A curly willow tree (Salix matsudana) is also sometimes known as pekin willow, hankow willow and corkscrew willow. It is a medium growing, decidious tree usually reaching a height of 25 to 35 feet with a spread of approximately 15 feet. It is an easy to recognize willow tree thanks to its twisty, 2- to 4-inch long curly foliage and twisted branches. It is hardy in the USDA zones 5 to 8.
Set the bare-root curly willow into a bucket of water to soak for three to four hours to help plump up the roots in case they have dried out.

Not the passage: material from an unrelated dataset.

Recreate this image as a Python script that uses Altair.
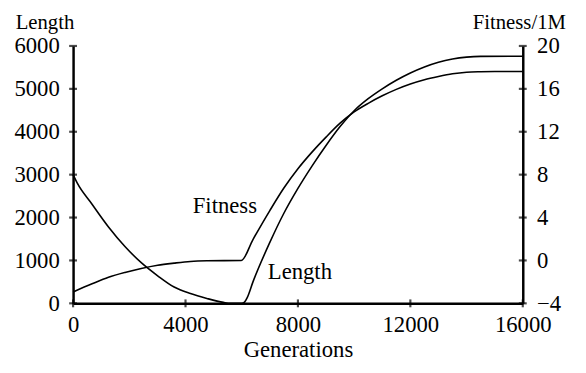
import altair as alt
import pandas as pd

# ---- data ----
length_gen = [0, 150, 675, 1260, 1845, 2425, 3010, 3595, 4176, 4760, 5345, 5600, 6000,
              6100, 6200, 6400, 7000, 7500, 8000, 8500, 9000, 9500, 10000, 10500,
              11000, 11500, 12000, 12500, 13000, 13500, 14000, 14500, 16000]
length_val = [3000, 2800, 2310, 1780, 1325, 948, 643, 380, 227, 114, 23, 0, 0,
              30, 140, 500, 1420, 2100, 2680, 3200, 3680, 4120, 4490, 4770,
              5000, 5200, 5370, 5510, 5620, 5695, 5740, 5758, 5762]

fit_gen = [0, 675, 1260, 1845, 2425, 3010, 3595, 4176, 4760, 5985, 6400, 7000, 7500,
           8000, 8500, 9000, 9500, 10000, 10500, 11000, 11500, 12000, 12500, 13000,
           13500, 14000, 14500, 15000, 16000]
fit_val = [-2.94, -2.18, -1.57, -1.12, -0.75, -0.45, -0.25, -0.09, -0.03, 0.0, 1.95, 4.65, 6.75,
           8.55, 10.1, 11.5, 12.8, 13.85, 14.65, 15.35, 15.95, 16.45, 16.85, 17.15,
           17.4, 17.55, 17.6, 17.62, 17.62]

x_ticks = [0, 4000, 8000, 12000, 16000]
length_ticks = [0, 1000, 2000, 3000, 4000, 5000, 6000]
fitness_ticks = [-4, 0, 4, 8, 12, 16, 20]

label_text = ["Fitness", "Length"]
label_gen = [5400, 8070]
label_len = [2096, 570]

FONT = "Liberation Serif"
FS = 23
TFS = 21

len_df = pd.DataFrame({"gen": length_gen, "len": length_val})
fit_df = pd.DataFrame({"gen": fit_gen, "fit": fit_val})
ytick_df = pd.DataFrame({"gen": [0] * len(length_ticks) + [16000] * len(length_ticks),
                         "len": length_ticks + length_ticks})
xtick_df = pd.DataFrame({"gen": x_ticks, "len": [0] * len(x_ticks)})
lab_df = pd.DataFrame({"gen": label_gen, "len": label_len, "t": label_text})

xs = alt.Scale(domain=[0, 16000], nice=False, zero=False)
ly = alt.Scale(domain=[0, 6000], nice=False, zero=False)
fy = alt.Scale(domain=[-4, 20], nice=False, zero=False)

x_axis = alt.Axis(values=x_ticks, title="Generations", ticks=False, grid=False,
                  format="d", labelPadding=11, titlePadding=2, labelFlush=False,
                  titleFontSize=FS)
l_axis = alt.Axis(values=length_ticks, title="Length", titleAngle=0, titleX=-29, titleY=-17.3,
                  titleAlign="center", titleBaseline="alphabetic", ticks=False, grid=False,
                  format="d", labelPadding=14, labelFlush=False, titleFontSize=TFS)
f_axis = alt.Axis(orient="right", values=fitness_ticks, title="Fitness/1M", titleAngle=0,
                  titleX=-4, titleY=-17.3, titleAlign="center", titleBaseline="alphabetic",
                  ticks=False, grid=False, format="d", labelPadding=14, labelFlush=False,
                  titleFontSize=TFS)

X = alt.X("gen:Q", scale=xs, axis=x_axis, title="Generations")
YL = alt.Y("len:Q", scale=ly, axis=l_axis, title="Length")

length_line = alt.Chart(len_df).mark_line(color="black", strokeWidth=1.6, interpolate="monotone").encode(
    x=X, y=YL)

yticks = alt.Chart(ytick_df).mark_tick(orient="horizontal", size=8, thickness=2.2, color="black").encode(
    x=X, y=YL)
xticks = alt.Chart(xtick_df).mark_tick(orient="vertical", size=8, thickness=2.2, color="black").encode(
    x=X, y=YL)
labels = alt.Chart(lab_df).mark_text(font=FONT, fontSize=FS, color="black", align="center",
                                     baseline="alphabetic").encode(
    x=X, y=YL, text="t:N")

fitness_line = alt.Chart(fit_df).mark_line(color="black", strokeWidth=1.6, interpolate="monotone").encode(
    x=X,
    y=alt.Y("fit:Q", scale=fy, axis=f_axis, title="Fitness/1M"),
)

left = alt.layer(length_line, yticks, xticks, labels)
right = alt.layer(fitness_line)

chart = alt.layer(left, right).resolve_scale(y="independent").properties(
    width=456, height=261,
    padding={"left": 66, "top": 36, "right": 56, "bottom": 58},
    autosize=alt.AutoSizeParams(type="none"),
).configure_view(stroke=None).configure_axis(
    labelFont=FONT, labelFontSize=FS, labelColor="black",
    titleFont=FONT, titleFontWeight="normal", titleColor="black",
    domainColor="black", domainWidth=2.5,
)

chart.save("out.html", embed_options={"renderer": "svg", "actions": False})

Dig a planting hole for the curly willow that is three times the diameter of its root ball and 1-1/2 times its depth. Mix into the soil that was excavated from the planting hole 1 to 1-1/2 cubic feet of dehydrated manure or aged compost.
Scoop in a few shovelfuls of the soil and organic matter mixture until the soil is approximately ½ filled with soil. Remove the bare-root curly willow tree from the bucket of water and set it into the planting hole. Spread out the roots in the planting hole. Make sure the tree is sitting vertically in its planting hole while you scoop in garden soil to fill the hole about ½ way.
Pour water into the planting hole to about ½ full. Fill the hole with soil after the water has dissipated, tamping down the soil as you go.
Create a 2- to 3-inch high circular dam of dirt approximately 20 to 24 inches in diameter around the curly willow tree. Water the curly willow tree, letting the basin you created with dirt fill up with water.
Place a 5- to 6-foot high planting stake about 5 to 6 inches from the curly willow. Make sure the planting stake is well-secured. Secure the trunk of the tree to the stake with strips of burlap or gardener's twine.